If you don’t like the Fall or recognise none of these songs you’d be forgiven for hearing nothing but Smith’s tuneless drawled yelps and the din of a riff-based rock’n’roll band trying to stay afloat; you’d have good reason to believe that the gnarled old man who prowls the stage bothering the help in dress trousers and shiny shirt - looking every inch the Butlins performer on home turf but sounding anything but - has an increasingly tenuous relationship with functionality within the unit. Fair enough. But afterwards as people tumble out of the venue all hot and happy, the talk is that the band are on top form: they play a decent mixture of old and new songs, the current line-up is stable and tight and they’re not in the least bit murderous towards each other. Above all, they are clearly revealed as a total groove fest, a trancey, motorik monster that has the packed venue in a sweaty moshing roil; they are, in fact, a great big shiny dance band! It must be Butlins. Carry on Falling, Mr and Mrs Smith, carry on.

Friday ends with boys rocking out: Thurston, David Yow, Jon Spencer, Watts and Hurley... It’s all a big dark guitarry whirl and we go to bed tired and full of music!




Saturday is a breeze compared to Friday’s schedule-clash anxiety. The afternoon is full of the miraculous Boredoms and once their mega-kit is cleared off stage (it takes over an hour either side of their performance to do this) I wander back up to Centre Stage to watch Joanna Newsom, all alone with her harp on a big dark stage. It seems wholly appropriate that she plays before a black cloth dotted with stars to a packed and hushed house; it’s all about the beauty and wonder. Newsom is almost unbelievably lovely: she wears her pretty dresses and her Alice in Wonderland hair down and TGA photographer Michele confesses to being mesmerised by her glitzy heels, stamped with elegant precision onto harp pedals. Not that her loveliness (musically or otherwise) is uncomplicated and, OK, so you might have to work at getting over the voice: if you think that this is all contorted affectation then you’re going to struggle to fall in love as you should. But once you do, oh! Newsom catches up the strings of our heart and strums them into submission. Her songs (indeed, her sets) are rolling wonders, streams that sparkle and run, sometimes eddying round a particularly pretty phrase but then hurrying on, never to return to it. Her lyrics are a delight; she spins a silken string of meticulous bons mots for the crowd to hang on; we have skeins of words looping round our heads for days after: And down where I darn with the milk-eyed mender, you and I, and a love so tender, Stretched-on the hoop where I stitch this adage, Bless our house and its heart so savage …”

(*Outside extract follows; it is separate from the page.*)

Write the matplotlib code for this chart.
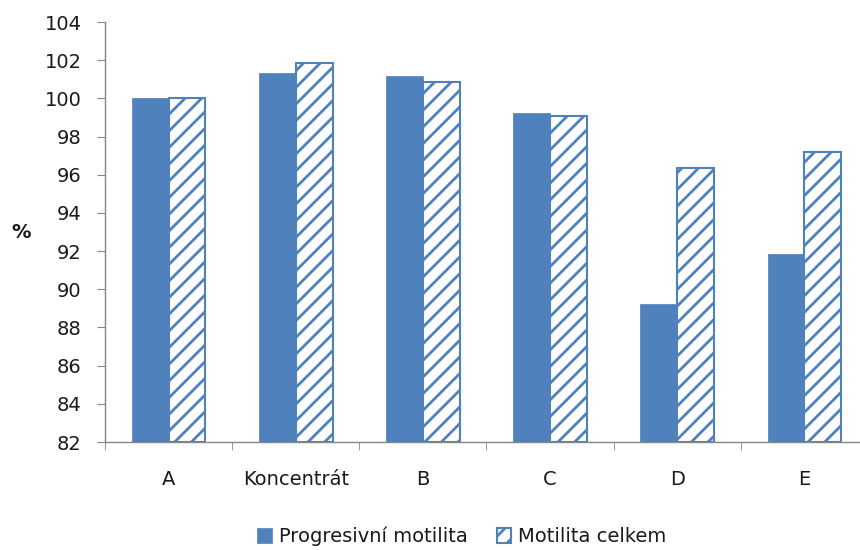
import matplotlib.pyplot as plt
import numpy as np

plt.rcParams['font.family'] = ['DejaVu Sans']
plt.rcParams['hatch.linewidth'] = 2.0
plt.rcParams['hatch.color'] = '#4F81BD'

categories = ['A', 'Koncentrát', 'B', 'C', 'D', 'E']
progresivni = [100.0, 101.31, 101.17, 99.22, 89.21, 91.85]
celkem = [100.0, 101.83, 100.87, 99.08, 96.34, 97.18]

blue = '#4F81BD'
axis_grey = '#868686'
text_col = '#1a1a1a'
fs = 14

fig = plt.figure(figsize=(8.6, 5.5), dpi=100)
ax = fig.add_axes([105 / 860, 108 / 550, 763 / 860, 420 / 550])

x = np.arange(len(categories))
w = 0.29
ax.bar(x - w / 2, [v - 82 for v in progresivni], w, bottom=82, color=blue,
       edgecolor=blue, linewidth=0.5, label='Progresivní motilita')
ax.bar(x + w / 2, [v - 82 for v in celkem], w, bottom=82, color='white',
       edgecolor=blue, linewidth=1.5, hatch='//', label='Motilita celkem')

ax.set_xlim(-0.5, len(categories) - 0.5)
ax.set_ylim(82, 104)
ax.set_yticks(np.arange(82, 105, 2))
ax.set_xticks(x)
ax.set_xticklabels(categories, fontsize=fs, color=text_col)
ax.set_xticks(np.arange(-0.5, len(categories), 1), minor=True)
ax.tick_params(axis='x', which='major', length=0, pad=20)
ax.tick_params(axis='x', which='minor', length=6, color=axis_grey)
ax.tick_params(axis='y', labelsize=fs, labelcolor=text_col, length=6,
               color=axis_grey, pad=11)

for side in ['top', 'right']:
    ax.spines[side].set_visible(False)
for side in ['left', 'bottom']:
    ax.spines[side].set_color(axis_grey)
    ax.spines[side].set_linewidth(1.0)

ax.set_ylabel('%', rotation=0, fontsize=fs, fontweight='bold', labelpad=17,
              va='center', color=text_col)

fig.legend(loc='lower center', bbox_to_anchor=(0.537, -0.025), ncol=2,
           frameon=False, fontsize=fs, handlelength=0.75, handleheight=0.75,
           handletextpad=0.35, columnspacing=1.5, labelcolor=text_col)

fig.savefig('out.png', dpi=100)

There’s a uniformity to the texture of her songs that makes both her sets somehow monochromatic despite the tumbling iridescence. Sometimes we recognise tracks, sometimes it’s just the narrative that holds us, but it’s clear that Joanna Newsom, for all her winsome ways, is no simple soul. The textual complexities of her songs both belie the peculiarly childlike quality of her voice and reinforce the sense of a small wide-eyed someone screwing their face up in a huge effort to wring just the exactly the right words out of themselves. It’s a trick that perhaps only Björk amongst Newsom’s contemporaries manages to pull off. Catch her if you can.